Leigh McAdam is a Calgary based writer, author, photographer and social media enthusiast with over 57,000 followers. Her blog: HikeBikeTravel is frequently cited as one of the top travel and outdoor adventure blogs in Canada.

Author of Discover Canada: 100 Inspiring Outdoor Adventures
Co-author of 125 Nature Hot Spots in Alberta

This Post Has 26 Comments
  1. Welcome back, Leigh! This already looks like a great first day despite a late start and some of the surprises along the way. You’ve shown us another beautiful part of Canada. Those moss blobs are awesome! Looking forward to the rest of the photos and tales of adventure.

  2. My friend Moses Fisher and I hiked the entire length of this trail in 15hrs 1min 36secs. We did it packing as little as possible, however we’ve both taken the more leisurely place with full tripping packs and believe me… it is no less arduous. Hope your trip was enjoyable despite the rough start. Sept is a rough month to be doing that trip.

    1. @Loic I read about you in the pamphlet. I have done loads of backpacking this summer so feel in very good shape but my friends were new to backpacking so this trip was a hard one to start with. Despite our inauspicious start we finished when we planned to though the days were long. At least we always made it to a campsite after the first day.

  3. Hi Leigh, Your photos are beautiful! What a rough trip, so far! Even doggy lookks like he’s saying…”You really mean we’re doing this!” 🙂

    Good to see that you’ve made it back safe and sound!

    1. @Nancie I’d have to say that the trip really never got easier – but we did manage to camp at a real campsite every night – and those were gorgeous!! The dog thought we were off our rocker by day three.

  4. I love the Not Impressed dog.
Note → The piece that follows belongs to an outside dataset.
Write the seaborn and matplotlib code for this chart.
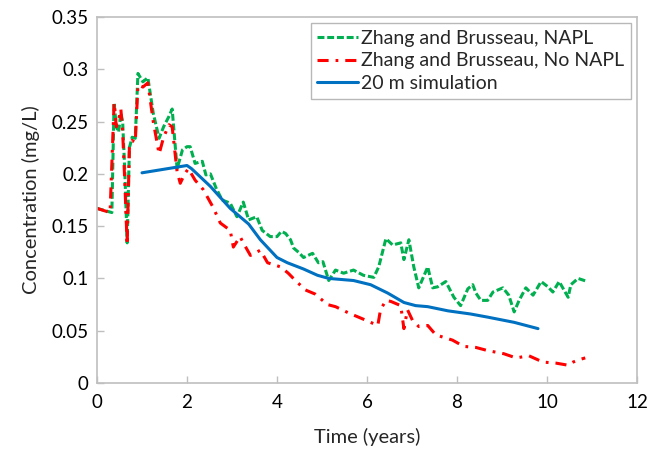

He just remains so steadfastly Not Impressed by what the humans have gotten him into.

    I’m lucky, the benefit to doing most of my outdoors adventures in the far north summer and early fall is that it’s hard to get yourself stranded in a true dark. The downside is that when it is dark, it’s very, very dark.

    1. @Jess The Not Impressed dog grew more and more unimpressed with each passing day. The day after we finished he slept the entire day. In the summer you’d have really long days for this hike – but then you’d probably have to wear a bug net.

  5. One of my first hikes as a kid with my parents in the Great Smoky Mountains we had a 13 mile first day hike up to the top of the Appalachian Ridge. About a mile into the hike the trail crossed a river. The bridge was out and the river was quite deep. It took us two hours to find a crossing as my dad went up and down the river looking for a safer crossing. We finally ended up crossing right there.

    This delay made us walk the final 2 miles in the pitch dark going up a mountain with lame flashlights. It sucked, so I can feel your pain here. It is a tough way to start of a hike.

    1. @Ted Backpacking in the dark is not an experience I want to repeat any time soon though if we hadn’t done it we most definitely would have had to spend an extra night on the trail – with reduced provisions.
      Your trip doesn’t sound like any fun – but at least it didn’t ruin your love of the outdoors.

  6. How well I remember that trail! We too started in the rain and were surprised at the difficulty. Aren’t you so glad to have done it though! Such an amazing, remote and gorgeous trail. I can’t wait to read the rest of your tale 🙂

    1. @Jenny We read a lot of your information on the parks website. I’m so glad we did it and I’d do it again in September when the bugs are at a minimum. I’ll take cold nights over bugs – plus the beaches were deserted. Just a gorgeous part of the world and kudos to you for getting your kids out there on the trail.

  7. hello: thanks for the great shots and stories. i know this trail very well, i worked at pukaskwa for 23 years and hiked the entire trail at least 5 times. 2 times on my own. it takes 4 days…that’s about 16km (10 miles) a day. 5 days would be more ideal.

    1. @Jan It was awful at first but then you put some distance from the trip and it feels pretty cool that we were able to backpack as far as we did in the dark. The trip ended up being fantastic with incredible scenery every day.

  8. Great trip blog! I am considering doing either this or the coastal trail in the Lake Superior Provincial Park. How do you feel the parks compare? I’ve yet to experience either.